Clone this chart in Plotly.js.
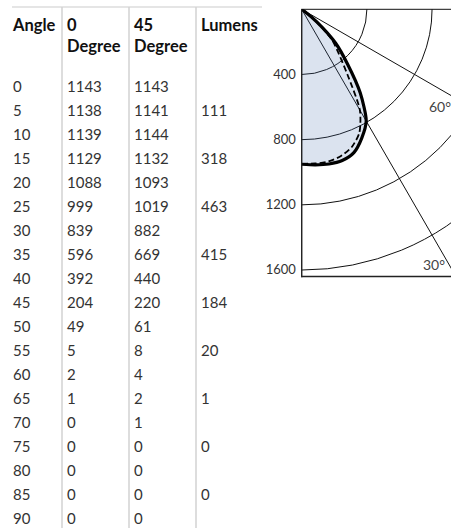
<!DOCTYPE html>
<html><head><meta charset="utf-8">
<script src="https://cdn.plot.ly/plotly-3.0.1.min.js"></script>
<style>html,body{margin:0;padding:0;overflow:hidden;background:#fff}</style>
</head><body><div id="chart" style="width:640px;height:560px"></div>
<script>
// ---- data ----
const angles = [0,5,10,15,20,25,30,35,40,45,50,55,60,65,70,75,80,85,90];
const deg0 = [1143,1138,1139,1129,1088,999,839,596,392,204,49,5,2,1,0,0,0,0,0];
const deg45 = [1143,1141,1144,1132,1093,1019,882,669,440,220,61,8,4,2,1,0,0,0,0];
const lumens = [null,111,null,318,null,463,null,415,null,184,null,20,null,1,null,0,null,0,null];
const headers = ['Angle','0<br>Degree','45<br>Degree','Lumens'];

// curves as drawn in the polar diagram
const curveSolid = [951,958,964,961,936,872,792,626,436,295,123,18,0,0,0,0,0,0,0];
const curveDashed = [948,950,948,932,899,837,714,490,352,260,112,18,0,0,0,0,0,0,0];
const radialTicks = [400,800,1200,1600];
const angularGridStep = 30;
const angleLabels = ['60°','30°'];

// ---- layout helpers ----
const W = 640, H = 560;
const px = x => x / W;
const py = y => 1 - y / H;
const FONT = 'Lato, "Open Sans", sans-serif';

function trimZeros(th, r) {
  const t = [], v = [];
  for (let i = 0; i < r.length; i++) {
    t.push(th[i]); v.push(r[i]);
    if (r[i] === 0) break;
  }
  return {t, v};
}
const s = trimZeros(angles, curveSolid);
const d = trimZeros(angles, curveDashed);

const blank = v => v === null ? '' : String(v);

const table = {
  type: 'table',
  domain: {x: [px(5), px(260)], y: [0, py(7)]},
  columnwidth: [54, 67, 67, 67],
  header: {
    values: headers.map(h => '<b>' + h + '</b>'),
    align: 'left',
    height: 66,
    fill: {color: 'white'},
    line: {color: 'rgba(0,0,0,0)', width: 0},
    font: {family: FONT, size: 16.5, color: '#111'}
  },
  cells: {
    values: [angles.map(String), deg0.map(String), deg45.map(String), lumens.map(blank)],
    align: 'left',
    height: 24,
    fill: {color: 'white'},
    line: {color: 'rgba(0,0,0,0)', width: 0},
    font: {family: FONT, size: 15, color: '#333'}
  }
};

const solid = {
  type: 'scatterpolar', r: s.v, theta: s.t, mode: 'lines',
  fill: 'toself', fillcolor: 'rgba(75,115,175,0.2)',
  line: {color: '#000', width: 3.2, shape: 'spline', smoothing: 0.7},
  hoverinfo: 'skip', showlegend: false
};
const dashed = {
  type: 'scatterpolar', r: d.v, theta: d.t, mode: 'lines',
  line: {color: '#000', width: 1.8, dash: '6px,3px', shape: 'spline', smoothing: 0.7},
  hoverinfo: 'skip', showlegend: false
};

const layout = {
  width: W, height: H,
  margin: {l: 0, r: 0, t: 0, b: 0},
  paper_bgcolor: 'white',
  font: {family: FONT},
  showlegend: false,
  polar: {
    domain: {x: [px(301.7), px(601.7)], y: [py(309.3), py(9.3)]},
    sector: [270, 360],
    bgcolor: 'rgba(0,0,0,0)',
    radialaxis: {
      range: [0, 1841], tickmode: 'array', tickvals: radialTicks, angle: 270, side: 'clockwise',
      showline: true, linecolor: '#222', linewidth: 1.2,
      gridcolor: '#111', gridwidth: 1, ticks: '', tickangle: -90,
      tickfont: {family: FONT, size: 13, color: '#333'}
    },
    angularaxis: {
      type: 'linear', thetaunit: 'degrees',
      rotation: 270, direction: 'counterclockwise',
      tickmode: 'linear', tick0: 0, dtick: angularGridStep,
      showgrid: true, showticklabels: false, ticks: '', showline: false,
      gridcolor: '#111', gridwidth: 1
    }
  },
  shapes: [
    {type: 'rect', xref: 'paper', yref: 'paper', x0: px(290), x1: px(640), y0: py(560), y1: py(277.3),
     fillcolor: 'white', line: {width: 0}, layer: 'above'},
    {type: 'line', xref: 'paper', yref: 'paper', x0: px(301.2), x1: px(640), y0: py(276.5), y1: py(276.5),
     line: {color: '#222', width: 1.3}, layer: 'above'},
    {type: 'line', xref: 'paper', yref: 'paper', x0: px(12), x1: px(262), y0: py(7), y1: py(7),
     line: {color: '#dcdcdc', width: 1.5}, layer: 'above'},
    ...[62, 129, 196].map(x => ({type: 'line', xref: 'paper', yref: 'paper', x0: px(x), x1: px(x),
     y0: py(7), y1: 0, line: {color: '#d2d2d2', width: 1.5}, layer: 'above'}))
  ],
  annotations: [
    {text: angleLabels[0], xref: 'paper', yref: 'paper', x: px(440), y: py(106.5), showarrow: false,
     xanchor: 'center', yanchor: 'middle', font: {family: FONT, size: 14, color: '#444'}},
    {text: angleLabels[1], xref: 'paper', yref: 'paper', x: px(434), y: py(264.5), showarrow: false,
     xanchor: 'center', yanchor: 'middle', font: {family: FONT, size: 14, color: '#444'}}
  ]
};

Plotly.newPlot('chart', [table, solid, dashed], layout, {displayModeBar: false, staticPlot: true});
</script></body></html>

+-------+

Task statement
Without including any pictures, print all of the material exactly as given.

Solution for this exercise
Clone this chart in Plotly.js.
<!DOCTYPE html>
<html><head><meta charset="utf-8">
<script src="https://cdn.plot.ly/plotly-3.0.1.min.js"></script>
<style>html,body{margin:0;padding:0;overflow:hidden;background:#fff}</style>
</head><body><div id="chart" style="width:640px;height:560px"></div>
<script>
// ---- data ----
const angles = [0,5,10,15,20,25,30,35,40,45,50,55,60,65,70,75,80,85,90];
const deg0 = [1143,1138,1139,1129,1088,999,839,596,392,204,49,5,2,1,0,0,0,0,0];
const deg45 = [1143,1141,1144,1132,1093,1019,882,669,440,220,61,8,4,2,1,0,0,0,0];
const lumens = [null,111,null,318,null,463,null,415,null,184,null,20,null,1,null,0,null,0,null];
const headers = ['Angle','0<br>Degree','45<br>Degree','Lumens'];

// curves as drawn in the polar diagram
const curveSolid = [951,958,964,961,936,872,792,626,436,295,123,18,0,0,0,0,0,0,0];
const curveDashed = [948,950,948,932,899,837,714,490,352,260,112,18,0,0,0,0,0,0,0];
const radialTicks = [400,800,1200,1600];
const angularGridStep = 30;
const angleLabels = ['60°','30°'];

// ---- layout helpers ----
const W = 640, H = 560;
const px = x => x / W;
const py = y => 1 - y / H;
const FONT = 'Lato, "Open Sans", sans-serif';

function trimZeros(th, r) {
  const t = [], v = [];
  for (let i = 0; i < r.length; i++) {
    t.push(th[i]); v.push(r[i]);
    if (r[i] === 0) break;
  }
  return {t, v};
}
const s = trimZeros(angles, curveSolid);
const d = trimZeros(angles, curveDashed);

const blank = v => v === null ? '' : String(v);

const table = {
  type: 'table',
  domain: {x: [px(5), px(260)], y: [0, py(7)]},
  columnwidth: [54, 67, 67, 67],
  header: {
    values: headers.map(h => '<b>' + h + '</b>'),
    align: 'left',
    height: 66,
    fill: {color: 'white'},
    line: {color: 'rgba(0,0,0,0)', width: 0},
    font: {family: FONT, size: 16.5, color: '#111'}
  },
  cells: {
    values: [angles.map(String), deg0.map(String), deg45.map(String), lumens.map(blank)],
    align: 'left',
    height: 24,
    fill: {color: 'white'},
    line: {color: 'rgba(0,0,0,0)', width: 0},
    font: {family: FONT, size: 15, color: '#333'}
  }
};

const solid = {
  type: 'scatterpolar', r: s.v, theta: s.t, mode: 'lines',
  fill: 'toself', fillcolor: 'rgba(75,115,175,0.2)',
  line: {color: '#000', width: 3.2, shape: 'spline', smoothing: 0.7},
  hoverinfo: 'skip', showlegend: false
};
const dashed = {
  type: 'scatterpolar', r: d.v, theta: d.t, mode: 'lines',
  line: {color: '#000', width: 1.8, dash: '6px,3px', shape: 'spline', smoothing: 0.7},
  hoverinfo: 'skip', showlegend: false
};

const layout = {
  width: W, height: H,
  margin: {l: 0, r: 0, t: 0, b: 0},
  paper_bgcolor: 'white',
  font: {family: FONT},
  showlegend: false,
  polar: {
    domain: {x: [px(301.7), px(601.7)], y: [py(309.3), py(9.3)]},
    sector: [270, 360],
    bgcolor: 'rgba(0,0,0,0)',
    radialaxis: {
      range: [0, 1841], tickmode: 'array', tickvals: radialTicks, angle: 270, side: 'clockwise',
      showline: true, linecolor: '#222', linewidth: 1.2,
      gridcolor: '#111', gridwidth: 1, ticks: '', tickangle: -90,
      tickfont: {family: FONT, size: 13, color: '#333'}
    },
    angularaxis: {
      type: 'linear', thetaunit: 'degrees',
      rotation: 270, direction: 'counterclockwise',
      tickmode: 'linear', tick0: 0, dtick: angularGridStep,
      showgrid: true, showticklabels: false, ticks: '', showline: false,
      gridcolor: '#111', gridwidth: 1
    }
  },
  shapes: [
    {type: 'rect', xref: 'paper', yref: 'paper', x0: px(290), x1: px(640), y0: py(560), y1: py(277.3),
     fillcolor: 'white', line: {width: 0}, layer: 'above'},
    {type: 'line', xref: 'paper', yref: 'paper', x0: px(301.2), x1: px(640), y0: py(276.5), y1: py(276.5),
     line: {color: '#222', width: 1.3}, layer: 'above'},
    {type: 'line', xref: 'paper', yref: 'paper', x0: px(12), x1: px(262), y0: py(7), y1: py(7),
     line: {color: '#dcdcdc', width: 1.5}, layer: 'above'},
    ...[62, 129, 196].map(x => ({type: 'line', xref: 'paper', yref: 'paper', x0: px(x), x1: px(x),
     y0: py(7), y1: 0, line: {color: '#d2d2d2', width: 1.5}, layer: 'above'}))
  ],
  annotations: [
    {text: angleLabels[0], xref: 'paper', yref: 'paper', x: px(440), y: py(106.5), showarrow: false,
     xanchor: 'center', yanchor: 'middle', font: {family: FONT, size: 14, color: '#444'}},
    {text: angleLabels[1], xref: 'paper', yref: 'paper', x: px(434), y: py(264.5), showarrow: false,
     xanchor: 'center', yanchor: 'middle', font: {family: FONT, size: 14, color: '#444'}}
  ]
};

Plotly.newPlot('chart', [table, solid, dashed], layout, {displayModeBar: false, staticPlot: true});
</script></body></html>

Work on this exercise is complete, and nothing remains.